= STATED TASK =
Give a verbatim copy of the lines below, minus the pictures.

= SUPPLIED INFORMATION =
***

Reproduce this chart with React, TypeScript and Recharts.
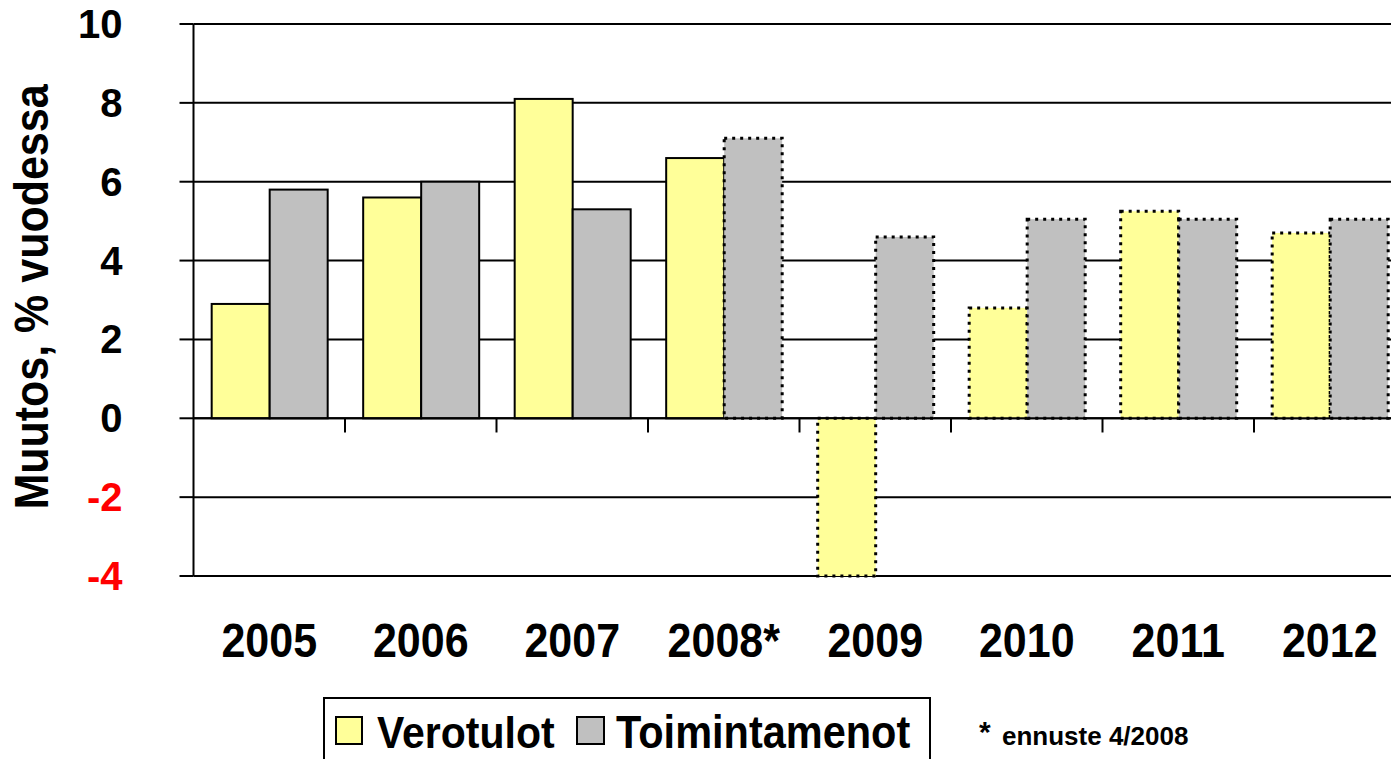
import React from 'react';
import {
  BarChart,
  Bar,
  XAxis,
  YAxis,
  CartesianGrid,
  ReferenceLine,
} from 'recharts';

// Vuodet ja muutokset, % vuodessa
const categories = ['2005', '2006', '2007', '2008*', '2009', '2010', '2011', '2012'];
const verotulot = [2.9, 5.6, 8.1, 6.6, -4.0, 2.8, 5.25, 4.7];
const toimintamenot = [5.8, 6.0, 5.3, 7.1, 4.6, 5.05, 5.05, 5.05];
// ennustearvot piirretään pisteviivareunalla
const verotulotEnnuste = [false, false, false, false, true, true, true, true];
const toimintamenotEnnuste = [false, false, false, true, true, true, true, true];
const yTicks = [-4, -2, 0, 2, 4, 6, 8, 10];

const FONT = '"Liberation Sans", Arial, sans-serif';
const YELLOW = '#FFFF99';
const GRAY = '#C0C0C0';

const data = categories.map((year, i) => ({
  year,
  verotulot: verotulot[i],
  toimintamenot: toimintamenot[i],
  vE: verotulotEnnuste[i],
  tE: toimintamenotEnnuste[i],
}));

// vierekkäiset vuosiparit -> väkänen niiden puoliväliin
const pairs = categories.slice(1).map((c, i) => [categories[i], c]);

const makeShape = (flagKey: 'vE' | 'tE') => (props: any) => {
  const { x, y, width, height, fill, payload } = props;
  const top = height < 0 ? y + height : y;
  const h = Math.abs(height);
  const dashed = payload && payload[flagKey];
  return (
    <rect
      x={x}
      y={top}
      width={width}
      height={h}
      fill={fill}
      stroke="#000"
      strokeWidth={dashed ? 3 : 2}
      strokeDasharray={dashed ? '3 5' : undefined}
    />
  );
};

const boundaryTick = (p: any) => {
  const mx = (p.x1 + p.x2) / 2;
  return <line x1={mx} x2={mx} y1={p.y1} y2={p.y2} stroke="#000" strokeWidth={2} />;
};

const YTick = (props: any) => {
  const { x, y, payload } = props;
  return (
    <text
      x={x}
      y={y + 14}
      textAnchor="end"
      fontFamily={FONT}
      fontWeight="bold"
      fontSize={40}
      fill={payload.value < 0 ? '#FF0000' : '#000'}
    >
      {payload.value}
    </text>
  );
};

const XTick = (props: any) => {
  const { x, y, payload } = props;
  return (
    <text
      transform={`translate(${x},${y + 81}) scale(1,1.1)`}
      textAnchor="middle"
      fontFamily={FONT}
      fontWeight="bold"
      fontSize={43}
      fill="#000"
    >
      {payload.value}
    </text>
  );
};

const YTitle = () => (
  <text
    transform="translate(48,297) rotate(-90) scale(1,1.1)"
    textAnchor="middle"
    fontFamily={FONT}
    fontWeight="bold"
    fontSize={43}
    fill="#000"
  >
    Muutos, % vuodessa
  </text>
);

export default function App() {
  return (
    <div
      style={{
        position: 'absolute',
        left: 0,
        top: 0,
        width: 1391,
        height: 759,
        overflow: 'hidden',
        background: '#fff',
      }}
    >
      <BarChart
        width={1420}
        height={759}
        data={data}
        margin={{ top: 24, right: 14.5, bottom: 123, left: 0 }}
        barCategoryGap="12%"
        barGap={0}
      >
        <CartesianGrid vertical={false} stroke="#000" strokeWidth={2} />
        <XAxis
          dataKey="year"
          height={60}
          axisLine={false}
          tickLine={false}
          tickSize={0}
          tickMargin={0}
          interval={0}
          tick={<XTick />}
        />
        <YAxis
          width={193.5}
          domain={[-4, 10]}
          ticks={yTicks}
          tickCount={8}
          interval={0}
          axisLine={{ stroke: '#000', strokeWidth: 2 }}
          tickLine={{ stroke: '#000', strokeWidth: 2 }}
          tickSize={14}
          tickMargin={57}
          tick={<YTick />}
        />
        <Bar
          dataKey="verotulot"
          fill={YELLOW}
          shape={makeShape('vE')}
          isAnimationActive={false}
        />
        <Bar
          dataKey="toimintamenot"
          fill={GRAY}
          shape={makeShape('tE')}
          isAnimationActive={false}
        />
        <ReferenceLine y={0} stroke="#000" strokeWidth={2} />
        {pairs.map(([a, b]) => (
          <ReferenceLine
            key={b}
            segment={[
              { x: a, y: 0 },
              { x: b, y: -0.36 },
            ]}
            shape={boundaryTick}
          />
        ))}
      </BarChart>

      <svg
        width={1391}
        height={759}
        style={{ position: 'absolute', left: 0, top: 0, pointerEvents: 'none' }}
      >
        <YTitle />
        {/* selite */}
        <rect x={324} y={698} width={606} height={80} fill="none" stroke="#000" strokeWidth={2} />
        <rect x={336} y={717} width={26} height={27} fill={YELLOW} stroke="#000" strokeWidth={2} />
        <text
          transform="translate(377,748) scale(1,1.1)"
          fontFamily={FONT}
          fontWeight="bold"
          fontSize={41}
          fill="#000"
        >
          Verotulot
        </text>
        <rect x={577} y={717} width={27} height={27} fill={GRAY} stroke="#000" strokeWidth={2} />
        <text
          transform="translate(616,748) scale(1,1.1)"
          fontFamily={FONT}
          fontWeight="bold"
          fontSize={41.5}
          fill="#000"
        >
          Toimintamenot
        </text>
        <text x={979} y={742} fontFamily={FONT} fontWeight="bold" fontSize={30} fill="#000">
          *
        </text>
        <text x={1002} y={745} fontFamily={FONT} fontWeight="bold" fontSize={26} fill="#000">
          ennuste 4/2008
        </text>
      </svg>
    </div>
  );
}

***

= THE REPLY =
Reproduce this chart with React, TypeScript and Recharts.
import React from 'react';
import {
  BarChart,
  Bar,
  XAxis,
  YAxis,
  CartesianGrid,
  ReferenceLine,
} from 'recharts';

// Vuodet ja muutokset, % vuodessa
const categories = ['2005', '2006', '2007', '2008*', '2009', '2010', '2011', '2012'];
const verotulot = [2.9, 5.6, 8.1, 6.6, -4.0, 2.8, 5.25, 4.7];
const toimintamenot = [5.8, 6.0, 5.3, 7.1, 4.6, 5.05, 5.05, 5.05];
// ennustearvot piirretään pisteviivareunalla
const verotulotEnnuste = [false, false, false, false, true, true, true, true];
const toimintamenotEnnuste = [false, false, false, true, true, true, true, true];
const yTicks = [-4, -2, 0, 2, 4, 6, 8, 10];

const FONT = '"Liberation Sans", Arial, sans-serif';
const YELLOW = '#FFFF99';
const GRAY = '#C0C0C0';

const data = categories.map((year, i) => ({
  year,
  verotulot: verotulot[i],
  toimintamenot: toimintamenot[i],
  vE: verotulotEnnuste[i],
  tE: toimintamenotEnnuste[i],
}));

// vierekkäiset vuosiparit -> väkänen niiden puoliväliin
const pairs = categories.slice(1).map((c, i) => [categories[i], c]);

const makeShape = (flagKey: 'vE' | 'tE') => (props: any) => {
  const { x, y, width, height, fill, payload } = props;
  const top = height < 0 ? y + height : y;
  const h = Math.abs(height);
  const dashed = payload && payload[flagKey];
  return (
    <rect
      x={x}
      y={top}
      width={width}
      height={h}
      fill={fill}
      stroke="#000"
      strokeWidth={dashed ? 3 : 2}
      strokeDasharray={dashed ? '3 5' : undefined}
    />
  );
};

const boundaryTick = (p: any) => {
  const mx = (p.x1 + p.x2) / 2;
  return <line x1={mx} x2={mx} y1={p.y1} y2={p.y2} stroke="#000" strokeWidth={2} />;
};

const YTick = (props: any) => {
  const { x, y, payload } = props;
  return (
    <text
      x={x}
      y={y + 14}
      textAnchor="end"
      fontFamily={FONT}
      fontWeight="bold"
      fontSize={40}
      fill={payload.value < 0 ? '#FF0000' : '#000'}
    >
      {payload.value}
    </text>
  );
};

const XTick = (props: any) => {
  const { x, y, payload } = props;
  return (
    <text
      transform={`translate(${x},${y + 81}) scale(1,1.1)`}
      textAnchor="middle"
      fontFamily={FONT}
      fontWeight="bold"
      fontSize={43}
      fill="#000"
    >
      {payload.value}
    </text>
  );
};

const YTitle = () => (
  <text
    transform="translate(48,297) rotate(-90) scale(1,1.1)"
    textAnchor="middle"
    fontFamily={FONT}
    fontWeight="bold"
    fontSize={43}
    fill="#000"
  >
    Muutos, % vuodessa
  </text>
);

export default function App() {
  return (
    <div
      style={{
        position: 'absolute',
        left: 0,
        top: 0,
        width: 1391,
        height: 759,
        overflow: 'hidden',
        background: '#fff',
      }}
    >
      <BarChart
        width={1420}
        height={759}
        data={data}
        margin={{ top: 24, right: 14.5, bottom: 123, left: 0 }}
        barCategoryGap="12%"
        barGap={0}
      >
        <CartesianGrid vertical={false} stroke="#000" strokeWidth={2} />
        <XAxis
          dataKey="year"
          height={60}
          axisLine={false}
          tickLine={false}
          tickSize={0}
          tickMargin={0}
          interval={0}
          tick={<XTick />}
        />
        <YAxis
          width={193.5}
          domain={[-4, 10]}
          ticks={yTicks}
          tickCount={8}
          interval={0}
          axisLine={{ stroke: '#000', strokeWidth: 2 }}
          tickLine={{ stroke: '#000', strokeWidth: 2 }}
          tickSize={14}
          tickMargin={57}
          tick={<YTick />}
        />
        <Bar
          dataKey="verotulot"
          fill={YELLOW}
          shape={makeShape('vE')}
          isAnimationActive={false}
        />
        <Bar
          dataKey="toimintamenot"
          fill={GRAY}
          shape={makeShape('tE')}
          isAnimationActive={false}
        />
        <ReferenceLine y={0} stroke="#000" strokeWidth={2} />
        {pairs.map(([a, b]) => (
          <ReferenceLine
            key={b}
            segment={[
              { x: a, y: 0 },
              { x: b, y: -0.36 },
            ]}
            shape={boundaryTick}
          />
        ))}
      </BarChart>

      <svg
        width={1391}
        height={759}
        style={{ position: 'absolute', left: 0, top: 0, pointerEvents: 'none' }}
      >
        <YTitle />
        {/* selite */}
        <rect x={324} y={698} width={606} height={80} fill="none" stroke="#000" strokeWidth={2} />
        <rect x={336} y={717} width={26} height={27} fill={YELLOW} stroke="#000" strokeWidth={2} />
        <text
          transform="translate(377,748) scale(1,1.1)"
          fontFamily={FONT}
          fontWeight="bold"
          fontSize={41}
          fill="#000"
        >
          Verotulot
        </text>
        <rect x={577} y={717} width={27} height={27} fill={GRAY} stroke="#000" strokeWidth={2} />
        <text
          transform="translate(616,748) scale(1,1.1)"
          fontFamily={FONT}
          fontWeight="bold"
          fontSize={41.5}
          fill="#000"
        >
          Toimintamenot
        </text>
        <text x={979} y={742} fontFamily={FONT} fontWeight="bold" fontSize={30} fill="#000">
          *
        </text>
        <text x={1002} y={745} fontFamily={FONT} fontWeight="bold" fontSize={26} fill="#000">
          ennuste 4/2008
        </text>
      </svg>
    </div>
  );
}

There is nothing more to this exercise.